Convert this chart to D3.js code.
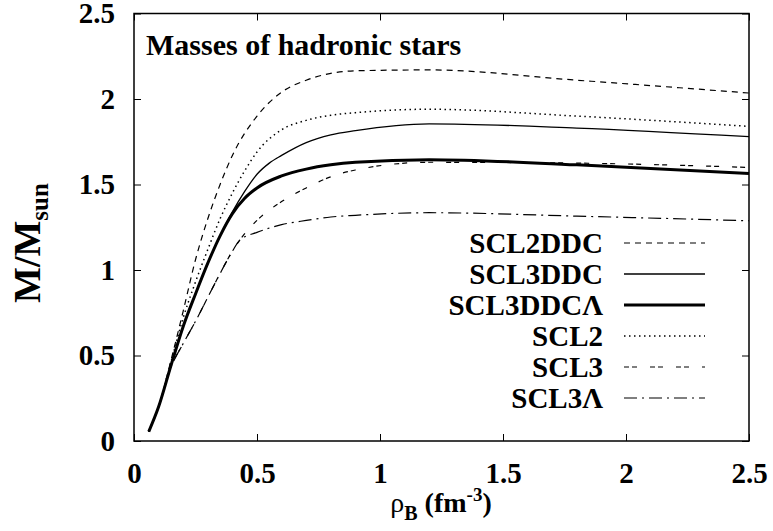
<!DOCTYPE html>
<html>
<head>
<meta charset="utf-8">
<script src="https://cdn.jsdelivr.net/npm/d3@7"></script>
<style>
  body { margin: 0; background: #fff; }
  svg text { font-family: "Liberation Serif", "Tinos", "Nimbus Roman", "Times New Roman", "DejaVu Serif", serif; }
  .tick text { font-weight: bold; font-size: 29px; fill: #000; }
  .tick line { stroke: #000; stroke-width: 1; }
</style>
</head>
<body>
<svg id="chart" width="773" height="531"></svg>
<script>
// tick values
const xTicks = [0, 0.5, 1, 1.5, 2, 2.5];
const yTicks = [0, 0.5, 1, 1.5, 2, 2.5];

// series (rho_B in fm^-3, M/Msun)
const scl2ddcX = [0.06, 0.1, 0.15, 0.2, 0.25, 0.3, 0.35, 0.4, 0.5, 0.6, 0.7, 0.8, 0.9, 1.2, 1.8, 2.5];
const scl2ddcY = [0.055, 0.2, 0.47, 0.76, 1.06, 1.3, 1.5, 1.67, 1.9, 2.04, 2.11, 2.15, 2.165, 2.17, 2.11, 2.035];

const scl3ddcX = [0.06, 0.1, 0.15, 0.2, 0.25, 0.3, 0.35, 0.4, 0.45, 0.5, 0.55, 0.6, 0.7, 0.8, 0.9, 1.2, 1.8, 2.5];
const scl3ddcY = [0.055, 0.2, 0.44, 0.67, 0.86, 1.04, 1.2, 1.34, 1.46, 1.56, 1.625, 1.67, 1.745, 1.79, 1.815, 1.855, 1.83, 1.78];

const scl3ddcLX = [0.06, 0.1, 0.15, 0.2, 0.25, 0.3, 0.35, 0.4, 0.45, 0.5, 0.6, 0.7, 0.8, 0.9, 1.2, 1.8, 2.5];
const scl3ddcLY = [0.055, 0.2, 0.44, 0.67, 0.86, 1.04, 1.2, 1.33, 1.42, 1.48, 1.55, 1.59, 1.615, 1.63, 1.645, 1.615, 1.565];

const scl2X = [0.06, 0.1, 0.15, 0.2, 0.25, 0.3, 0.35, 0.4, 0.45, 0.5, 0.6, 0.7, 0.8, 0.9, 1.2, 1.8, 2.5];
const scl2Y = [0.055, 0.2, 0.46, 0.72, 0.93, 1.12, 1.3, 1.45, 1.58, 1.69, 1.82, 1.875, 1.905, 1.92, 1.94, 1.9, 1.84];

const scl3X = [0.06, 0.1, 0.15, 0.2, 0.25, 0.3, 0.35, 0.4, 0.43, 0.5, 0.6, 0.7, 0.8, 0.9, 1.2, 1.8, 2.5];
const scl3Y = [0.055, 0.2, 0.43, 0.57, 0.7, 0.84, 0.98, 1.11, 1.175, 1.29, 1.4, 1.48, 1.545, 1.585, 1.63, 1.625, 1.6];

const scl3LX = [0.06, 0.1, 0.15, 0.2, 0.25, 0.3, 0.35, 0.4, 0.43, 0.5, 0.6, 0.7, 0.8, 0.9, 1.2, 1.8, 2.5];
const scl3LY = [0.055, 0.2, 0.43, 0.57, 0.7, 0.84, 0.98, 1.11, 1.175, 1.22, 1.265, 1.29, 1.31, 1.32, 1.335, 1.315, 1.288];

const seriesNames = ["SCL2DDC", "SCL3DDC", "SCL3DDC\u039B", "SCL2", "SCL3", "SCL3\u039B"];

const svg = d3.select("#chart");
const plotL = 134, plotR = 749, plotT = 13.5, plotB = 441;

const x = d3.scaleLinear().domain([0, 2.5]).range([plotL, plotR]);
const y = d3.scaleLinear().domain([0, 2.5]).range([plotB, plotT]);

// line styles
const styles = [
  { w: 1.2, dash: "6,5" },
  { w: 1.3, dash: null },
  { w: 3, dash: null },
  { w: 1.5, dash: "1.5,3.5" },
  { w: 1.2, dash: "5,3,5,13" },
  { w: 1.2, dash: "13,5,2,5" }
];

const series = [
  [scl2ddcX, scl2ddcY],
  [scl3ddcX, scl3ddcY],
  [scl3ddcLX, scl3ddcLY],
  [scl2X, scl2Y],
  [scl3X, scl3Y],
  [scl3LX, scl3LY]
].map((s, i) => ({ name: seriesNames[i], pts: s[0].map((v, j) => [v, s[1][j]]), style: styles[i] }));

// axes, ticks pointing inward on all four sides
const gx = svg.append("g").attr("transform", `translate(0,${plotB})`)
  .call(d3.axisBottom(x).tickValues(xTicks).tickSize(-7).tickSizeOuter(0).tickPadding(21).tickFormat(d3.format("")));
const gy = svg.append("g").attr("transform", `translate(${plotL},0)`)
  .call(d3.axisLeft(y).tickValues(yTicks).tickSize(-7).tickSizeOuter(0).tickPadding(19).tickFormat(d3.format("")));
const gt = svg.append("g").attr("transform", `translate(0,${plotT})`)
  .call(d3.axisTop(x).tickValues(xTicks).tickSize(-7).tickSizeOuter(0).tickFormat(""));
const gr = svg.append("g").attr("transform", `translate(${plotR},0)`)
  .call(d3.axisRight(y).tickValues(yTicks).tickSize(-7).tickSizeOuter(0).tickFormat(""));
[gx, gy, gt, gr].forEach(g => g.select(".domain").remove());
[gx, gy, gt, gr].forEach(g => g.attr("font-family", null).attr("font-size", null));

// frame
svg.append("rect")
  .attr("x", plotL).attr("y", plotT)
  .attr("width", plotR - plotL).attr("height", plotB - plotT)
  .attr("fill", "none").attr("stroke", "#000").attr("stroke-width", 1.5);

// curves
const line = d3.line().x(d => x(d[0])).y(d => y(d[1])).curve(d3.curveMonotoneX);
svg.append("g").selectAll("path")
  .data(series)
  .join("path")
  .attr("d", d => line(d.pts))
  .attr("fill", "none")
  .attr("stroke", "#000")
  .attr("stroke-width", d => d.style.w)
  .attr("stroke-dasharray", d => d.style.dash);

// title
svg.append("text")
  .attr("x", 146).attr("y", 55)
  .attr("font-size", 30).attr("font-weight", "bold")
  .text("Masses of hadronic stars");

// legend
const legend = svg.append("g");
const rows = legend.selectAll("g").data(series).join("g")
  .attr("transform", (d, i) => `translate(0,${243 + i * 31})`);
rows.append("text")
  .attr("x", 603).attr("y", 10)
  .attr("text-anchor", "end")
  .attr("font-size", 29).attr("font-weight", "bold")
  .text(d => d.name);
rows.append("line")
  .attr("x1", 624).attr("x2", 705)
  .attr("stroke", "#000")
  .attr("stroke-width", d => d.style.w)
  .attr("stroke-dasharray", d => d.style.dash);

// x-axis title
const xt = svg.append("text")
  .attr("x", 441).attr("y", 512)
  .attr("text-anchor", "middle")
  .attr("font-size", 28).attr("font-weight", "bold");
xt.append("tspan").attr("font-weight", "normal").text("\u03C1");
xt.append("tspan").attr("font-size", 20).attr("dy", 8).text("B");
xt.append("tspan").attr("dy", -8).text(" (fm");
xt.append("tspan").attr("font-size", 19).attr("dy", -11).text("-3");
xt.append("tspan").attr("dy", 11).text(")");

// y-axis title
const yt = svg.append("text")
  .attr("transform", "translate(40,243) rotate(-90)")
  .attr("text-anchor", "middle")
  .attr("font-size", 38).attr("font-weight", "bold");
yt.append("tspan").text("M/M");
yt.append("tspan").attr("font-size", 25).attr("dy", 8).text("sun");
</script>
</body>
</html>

# # # #

■ PROBLEM TO WORK ON: Omit the pictures, then quote the rest of the material above exactly.

■ EXERCISE RESPONSE:
Convert this chart to D3.js code.
<!DOCTYPE html>
<html>
<head>
<meta charset="utf-8">
<script src="https://cdn.jsdelivr.net/npm/d3@7"></script>
<style>
  body { margin: 0; background: #fff; }
  svg text { font-family: "Liberation Serif", "Tinos", "Nimbus Roman", "Times New Roman", "DejaVu Serif", serif; }
  .tick text { font-weight: bold; font-size: 29px; fill: #000; }
  .tick line { stroke: #000; stroke-width: 1; }
</style>
</head>
<body>
<svg id="chart" width="773" height="531"></svg>
<script>
// tick values
const xTicks = [0, 0.5, 1, 1.5, 2, 2.5];
const yTicks = [0, 0.5, 1, 1.5, 2, 2.5];

// series (rho_B in fm^-3, M/Msun)
const scl2ddcX = [0.06, 0.1, 0.15, 0.2, 0.25, 0.3, 0.35, 0.4, 0.5, 0.6, 0.7, 0.8, 0.9, 1.2, 1.8, 2.5];
const scl2ddcY = [0.055, 0.2, 0.47, 0.76, 1.06, 1.3, 1.5, 1.67, 1.9, 2.04, 2.11, 2.15, 2.165, 2.17, 2.11, 2.035];

const scl3ddcX = [0.06, 0.1, 0.15, 0.2, 0.25, 0.3, 0.35, 0.4, 0.45, 0.5, 0.55, 0.6, 0.7, 0.8, 0.9, 1.2, 1.8, 2.5];
const scl3ddcY = [0.055, 0.2, 0.44, 0.67, 0.86, 1.04, 1.2, 1.34, 1.46, 1.56, 1.625, 1.67, 1.745, 1.79, 1.815, 1.855, 1.83, 1.78];

const scl3ddcLX = [0.06, 0.1, 0.15, 0.2, 0.25, 0.3, 0.35, 0.4, 0.45, 0.5, 0.6, 0.7, 0.8, 0.9, 1.2, 1.8, 2.5];
const scl3ddcLY = [0.055, 0.2, 0.44, 0.67, 0.86, 1.04, 1.2, 1.33, 1.42, 1.48, 1.55, 1.59, 1.615, 1.63, 1.645, 1.615, 1.565];

const scl2X = [0.06, 0.1, 0.15, 0.2, 0.25, 0.3, 0.35, 0.4, 0.45, 0.5, 0.6, 0.7, 0.8, 0.9, 1.2, 1.8, 2.5];
const scl2Y = [0.055, 0.2, 0.46, 0.72, 0.93, 1.12, 1.3, 1.45, 1.58, 1.69, 1.82, 1.875, 1.905, 1.92, 1.94, 1.9, 1.84];

const scl3X = [0.06, 0.1, 0.15, 0.2, 0.25, 0.3, 0.35, 0.4, 0.43, 0.5, 0.6, 0.7, 0.8, 0.9, 1.2, 1.8, 2.5];
const scl3Y = [0.055, 0.2, 0.43, 0.57, 0.7, 0.84, 0.98, 1.11, 1.175, 1.29, 1.4, 1.48, 1.545, 1.585, 1.63, 1.625, 1.6];

const scl3LX = [0.06, 0.1, 0.15, 0.2, 0.25, 0.3, 0.35, 0.4, 0.43, 0.5, 0.6, 0.7, 0.8, 0.9, 1.2, 1.8, 2.5];
const scl3LY = [0.055, 0.2, 0.43, 0.57, 0.7, 0.84, 0.98, 1.11, 1.175, 1.22, 1.265, 1.29, 1.31, 1.32, 1.335, 1.315, 1.288];

const seriesNames = ["SCL2DDC", "SCL3DDC", "SCL3DDC\u039B", "SCL2", "SCL3", "SCL3\u039B"];

const svg = d3.select("#chart");
const plotL = 134, plotR = 749, plotT = 13.5, plotB = 441;

const x = d3.scaleLinear().domain([0, 2.5]).range([plotL, plotR]);
const y = d3.scaleLinear().domain([0, 2.5]).range([plotB, plotT]);

// line styles
const styles = [
  { w: 1.2, dash: "6,5" },
  { w: 1.3, dash: null },
  { w: 3, dash: null },
  { w: 1.5, dash: "1.5,3.5" },
  { w: 1.2, dash: "5,3,5,13" },
  { w: 1.2, dash: "13,5,2,5" }
];

const series = [
  [scl2ddcX, scl2ddcY],
  [scl3ddcX, scl3ddcY],
  [scl3ddcLX, scl3ddcLY],
  [scl2X, scl2Y],
  [scl3X, scl3Y],
  [scl3LX, scl3LY]
].map((s, i) => ({ name: seriesNames[i], pts: s[0].map((v, j) => [v, s[1][j]]), style: styles[i] }));

// axes, ticks pointing inward on all four sides
const gx = svg.append("g").attr("transform", `translate(0,${plotB})`)
  .call(d3.axisBottom(x).tickValues(xTicks).tickSize(-7).tickSizeOuter(0).tickPadding(21).tickFormat(d3.format("")));
const gy = svg.append("g").attr("transform", `translate(${plotL},0)`)
  .call(d3.axisLeft(y).tickValues(yTicks).tickSize(-7).tickSizeOuter(0).tickPadding(19).tickFormat(d3.format("")));
const gt = svg.append("g").attr("transform", `translate(0,${plotT})`)
  .call(d3.axisTop(x).tickValues(xTicks).tickSize(-7).tickSizeOuter(0).tickFormat(""));
const gr = svg.append("g").attr("transform", `translate(${plotR},0)`)
  .call(d3.axisRight(y).tickValues(yTicks).tickSize(-7).tickSizeOuter(0).tickFormat(""));
[gx, gy, gt, gr].forEach(g => g.select(".domain").remove());
[gx, gy, gt, gr].forEach(g => g.attr("font-family", null).attr("font-size", null));

// frame
svg.append("rect")
  .attr("x", plotL).attr("y", plotT)
  .attr("width", plotR - plotL).attr("height", plotB - plotT)
  .attr("fill", "none").attr("stroke", "#000").attr("stroke-width", 1.5);

// curves
const line = d3.line().x(d => x(d[0])).y(d => y(d[1])).curve(d3.curveMonotoneX);
svg.append("g").selectAll("path")
  .data(series)
  .join("path")
  .attr("d", d => line(d.pts))
  .attr("fill", "none")
  .attr("stroke", "#000")
  .attr("stroke-width", d => d.style.w)
  .attr("stroke-dasharray", d => d.style.dash);

// title
svg.append("text")
  .attr("x", 146).attr("y", 55)
  .attr("font-size", 30).attr("font-weight", "bold")
  .text("Masses of hadronic stars");

// legend
const legend = svg.append("g");
const rows = legend.selectAll("g").data(series).join("g")
  .attr("transform", (d, i) => `translate(0,${243 + i * 31})`);
rows.append("text")
  .attr("x", 603).attr("y", 10)
  .attr("text-anchor", "end")
  .attr("font-size", 29).attr("font-weight", "bold")
  .text(d => d.name);
rows.append("line")
  .attr("x1", 624).attr("x2", 705)
  .attr("stroke", "#000")
  .attr("stroke-width", d => d.style.w)
  .attr("stroke-dasharray", d => d.style.dash);

// x-axis title
const xt = svg.append("text")
  .attr("x", 441).attr("y", 512)
  .attr("text-anchor", "middle")
  .attr("font-size", 28).attr("font-weight", "bold");
xt.append("tspan").attr("font-weight", "normal").text("\u03C1");
xt.append("tspan").attr("font-size", 20).attr("dy", 8).text("B");
xt.append("tspan").attr("dy", -8).text(" (fm");
xt.append("tspan").attr("font-size", 19).attr("dy", -11).text("-3");
xt.append("tspan").attr("dy", 11).text(")");

// y-axis title
const yt = svg.append("text")
  .attr("transform", "translate(40,243) rotate(-90)")
  .attr("text-anchor", "middle")
  .attr("font-size", 38).attr("font-weight", "bold");
yt.append("tspan").text("M/M");
yt.append("tspan").attr("font-size", 25).attr("dy", 8).text("sun");
</script>
</body>
</html>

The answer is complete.